Sebagaimana diketahui, selain dari iuran pemerintah sebesar 0,22 persen dari upah sebulan pekerja, sumber pendanaan iuran program JKP juga berasal dari rekomposisi iuran program JKK dan JKM pekerja dengan total 0,24 persen dari upah sebulan.
Sejak 2003, Organisasi Buruh Internasional (ILO) telah mengkaji perlunya skema tunjangan pengangguran (unemployment insurance benefit) bagi Indonesia. Dalam kajian The Feasibility of Introducing an Unemployment Insurance Benefit in Indonesia itu, ILO menyoroti ketimpangan struktur ketenagakerjaan di Indonesia, antara pekerja formal dan informal.

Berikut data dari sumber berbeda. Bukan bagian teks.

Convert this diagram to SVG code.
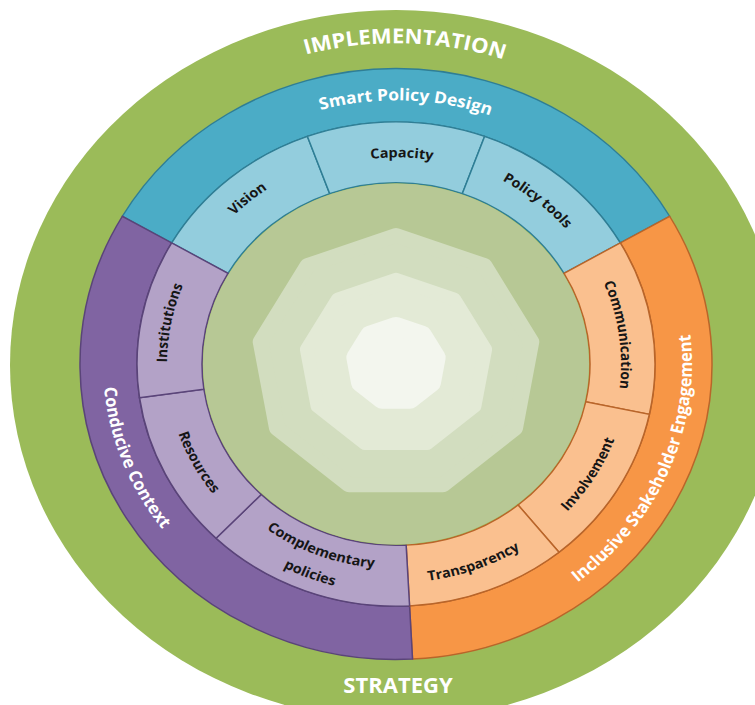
<svg xmlns="http://www.w3.org/2000/svg" width="755" height="705" viewBox="0 0 755 705">
  <style>
    text { font-family: "Open Sans", "Liberation Sans", sans-serif; font-weight: 700; }
    .lbl { font-size: 14.5px; fill: #161616; }
    .band-lbl { font-size: 17.5px; fill: #ffffff; }
    .ring-lbl { font-size: 22px; fill: #ffffff; }
    .band-blue { fill: #4BACC6; stroke: #2F7E95; stroke-width: 1.5; }
    .band-purple { fill: #8064A2; stroke: #5A4479; stroke-width: 1.5; }
    .band-orange { fill: #F79646; stroke: #B9652A; stroke-width: 1.5; }
    .seg-blue { fill: #93CDDD; stroke: #2F7E95; stroke-width: 1.5; }
    .seg-purple { fill: #B3A2C7; stroke: #5A4479; stroke-width: 1.5; }
    .seg-orange { fill: #FAC08F; stroke: #B9652A; stroke-width: 1.5; }
    .layer { stroke-linejoin: round; }
  </style>
  <defs>
    <!-- text baselines, in the local (centred, unsquashed) frame -->
    <path id="p-impl" d="M -292.46 -179.22 A 343 343 0 0 1 301.44 -163.67"/>
    <path id="p-spd" d="M -239.15 -149.44 A 282 282 0 0 1 248.99 -132.39"/>
    <path id="p-cc" d="M -227.71 -184.39 A 293 293 0 0 0 -45.83 289.39"/>
    <path id="p-ise" d="M 36.07 293.79 A 296 296 0 0 0 236.40 -178.14"/>
    <path id="p-vision" d="M -223.55 39.42 A 227 227 0 0 1 77.64 -213.31"/>
    <path id="p-capacity" d="M -188.43 -115.47 A 221 221 0 0 1 194.22 -105.45"/>
    <path id="p-policy" d="M -79.92 -208.19 A 223 223 0 0 1 220.25 34.88"/>
    <path id="p-comm" d="M 84.29 -208.62 A 225 225 0 0 1 138.52 177.30"/>
    <path id="p-inv" d="M -6.10 232.92 A 233 233 0 0 0 204.77 -111.18"/>
    <path id="p-trans" d="M -150.41 179.25 A 234 234 0 0 0 230.45 40.63"/>
    <path id="p-comp1" d="M -216.30 34.26 A 219 219 0 0 0 137.82 170.20"/>
    <path id="p-comp2" d="M -241.98 38.33 A 245 245 0 0 0 154.18 190.40"/>
    <path id="p-res" d="M -195.05 -121.88 A 230 230 0 0 0 -8.03 229.86"/>
    <path id="p-inst" d="M -150.24 172.83 A 229 229 0 0 1 -74.56 -216.52"/>
  </defs>

  <rect width="755" height="705" fill="#ffffff"/>

  <!-- outer green ring -->
  <g id="implementation-strategy">
    <ellipse cx="396" cy="365" rx="386" ry="355" fill="#9BBB59"/>
    <text class="ring-lbl" x="398" y="693" text-anchor="middle">STRATEGY</text>
  </g>

  <g transform="translate(396 364) scale(1 0.935)">
    <text class="ring-lbl" text-anchor="middle"><textPath href="#p-impl" startOffset="50%">IMPLEMENTATION</textPath></text>

    <!-- pillar bands -->
    <g id="smart-policy-design">
      <path class="band-blue" d="M -273.66 -158 A 316 316 0 0 1 273.66 -158 L 224.30 -129.5 A 259 259 0 0 0 -224.30 -129.5 Z"/>
      <text class="band-lbl" text-anchor="middle"><textPath href="#p-spd" startOffset="50%">Smart Policy Design</textPath></text>
    </g>
    <g id="inclusive-stakeholder-engagement">
      <path class="band-orange" d="M 273.66 -158 A 316 316 0 0 1 16.54 315.57 L 13.56 258.64 A 259 259 0 0 0 224.30 -129.5 Z"/>
      <text class="band-lbl" text-anchor="middle"><textPath href="#p-ise" startOffset="50%">Inclusive Stakeholder Engagement</textPath></text>
    </g>
    <g id="conducive-context">
      <path class="band-purple" d="M 16.54 315.57 A 316 316 0 0 1 -273.66 -158 L -224.30 -129.5 A 259 259 0 0 0 13.56 258.64 Z"/>
      <text class="band-lbl" text-anchor="middle"><textPath href="#p-cc" startOffset="50%">Conducive Context</textPath></text>
    </g>

    <!-- element segments -->
    <g id="vision">
      <path class="seg-blue" d="M -224.30 -129.50 A 259 259 0 0 1 -88.58 -243.38 L -66.35 -182.30 A 194 194 0 0 0 -168.01 -97.00 Z"/>
      <text class="lbl" text-anchor="middle"><textPath href="#p-vision" startOffset="50%">Vision</textPath></text>
    </g>
    <g id="capacity">
      <path class="seg-blue" d="M -88.58 -243.38 A 259 259 0 0 1 88.58 -243.38 L 66.35 -182.30 A 194 194 0 0 0 -66.35 -182.30 Z"/>
      <text class="lbl" text-anchor="middle"><textPath href="#p-capacity" startOffset="50%">Capacity</textPath></text>
    </g>
    <g id="policy-tools">
      <path class="seg-blue" d="M 88.58 -243.38 A 259 259 0 0 1 224.30 -129.50 L 168.01 -97.00 A 194 194 0 0 0 66.35 -182.30 Z"/>
      <text class="lbl" text-anchor="middle"><textPath href="#p-policy" startOffset="50%">Policy tools</textPath></text>
    </g>
    <g id="communication">
      <path class="seg-orange" d="M 224.30 -129.50 A 259 259 0 0 1 253.34 53.85 L 189.76 40.33 A 194 194 0 0 0 168.01 -97.00 Z"/>
      <text class="lbl" text-anchor="middle"><textPath href="#p-comm" startOffset="50%">Communication</textPath></text>
    </g>
    <g id="involvement">
      <path class="seg-orange" d="M 253.34 53.85 A 259 259 0 0 1 162.99 201.28 L 122.09 150.77 A 194 194 0 0 0 189.76 40.33 Z"/>
      <text class="lbl" text-anchor="middle"><textPath href="#p-inv" startOffset="50%">Involvement</textPath></text>
    </g>
    <g id="transparency">
      <path class="seg-orange" d="M 162.99 201.28 A 259 259 0 0 1 13.56 258.64 L 10.15 193.73 A 194 194 0 0 0 122.09 150.77 Z"/>
      <text class="lbl" text-anchor="middle"><textPath href="#p-trans" startOffset="50%">Transparency</textPath></text>
    </g>
    <g id="complementary-policies">
      <path class="seg-purple" d="M 13.56 258.64 A 259 259 0 0 1 -179.92 186.31 L -134.76 139.55 A 194 194 0 0 0 10.15 193.73 Z"/>
      <text class="lbl" text-anchor="middle"><textPath href="#p-comp1" startOffset="50%">Complementary</textPath></text>
      <text class="lbl" text-anchor="middle"><textPath href="#p-comp2" startOffset="50%">policies</textPath></text>
    </g>
    <g id="resources">
      <path class="seg-purple" d="M -179.92 186.31 A 259 259 0 0 1 -256.48 36.05 L -192.11 27.00 A 194 194 0 0 0 -134.76 139.55 Z"/>
      <text class="lbl" text-anchor="middle"><textPath href="#p-res" startOffset="50%">Resources</textPath></text>
    </g>
    <g id="institutions">
      <path class="seg-purple" d="M -256.48 36.05 A 259 259 0 0 1 -224.30 -129.50 L -168.01 -97.00 A 194 194 0 0 0 -192.11 27.00 Z"/>
      <text class="lbl" text-anchor="middle"><textPath href="#p-inst" startOffset="50%">Institutions</textPath></text>
    </g>

    <!-- core: disc with nested rounded nonagons -->
    <g id="core">
      <circle r="193" fill="#B7C895"/>
      <polygon class="layer" fill="#D2DDBF" stroke="#D2DDBF" stroke-width="16" points="0,-137.4 88.32,-105.25 135.31,-23.86 118.99,68.7 46.99,129.11 -46.99,129.11 -118.99,68.7 -135.31,-23.86 -88.32,-105.25"/>
      <polygon class="layer" fill="#E3EAD6" stroke="#E3EAD6" stroke-width="14" points="0,-90.5 58.17,-69.33 89.12,-15.72 78.38,45.25 30.95,85.04 -30.95,85.04 -78.38,45.25 -89.12,-15.72 -58.17,-69.33"/>
      <polygon class="layer" fill="#F3F6EE" stroke="#F3F6EE" stroke-width="20" points="0,-40.3 25.90,-30.87 39.69,-7.00 34.90,20.15 13.78,37.87 -13.78,37.87 -34.90,20.15 -39.69,-7.00 -25.90,-30.87"/>
    </g>
  </g>
</svg>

ILO juga menyoroti kerancuan standar definisi mengenai pekerja informal yang memunculkan dugaan bahwa tingkat pengangguran di Indonesia sebenarnya lebih besar, tetapi tersembunyi (hidden unemployment) dan bersifat setengah menganggur (underemployment).
Berangkat dari situ, ILO menyoroti pentingnya tunjangan pengangguran bagi pekerja informal. Namun, mempertimbangkan kondisi keuangan Indonesia yang terbatas serta definisi dan pendataan pekerja informal yang masih buruk, paling memungkinkan adalah membuat tunjangan pengangguran bagi pekerja formal.
Kendati demikian, besarnya populasi pekerja informal di Indonesia tidak boleh dianggap remeh. Di kemudian hari, ketika kondisi ekonomi lebih membaik, Indonesia harus segera memikirkan perbaikan pendataan pekerja informal serta perluasan skema jamsostek untuk melindungi pekerja mayoritas itu.
Anggoro mengatakan, BP Jamsostek saat ini sedang berupaya untuk meningkatkan terlebih dahulu kepesertaan pekerja informal sebagai peserta BPU. Data terakhir BP Jamsostek, dari total 48,64 juta peserta BP Jamsostek, kepesertaan pekerja informal/BPU baru mencapai 8,42 persen. Mayoritas peserta BP Jamsostek adalah pekerja formal.
”Ini menjadi tantangan kami, bagaimana ke depan kami lebih mempermudah pekerja BPU untuk mendaftar di program-program jamsostek,” katanya.
Salah satu inovasi yang akan disiapkan adalah pembuatan aplikasi digital berbasis identifikasi biometrik yang diyakini bisa mempermudah proses pendaftaran, pembayaran, dan penebusan klaim bagi peserta informal.
”Kami juga akan kolaborasi dengan tekfin, e-dagang, dan perbankan, masuk dalam ekosistem digital, untuk mempermudah peserta mandiri,” ujar Anggoro.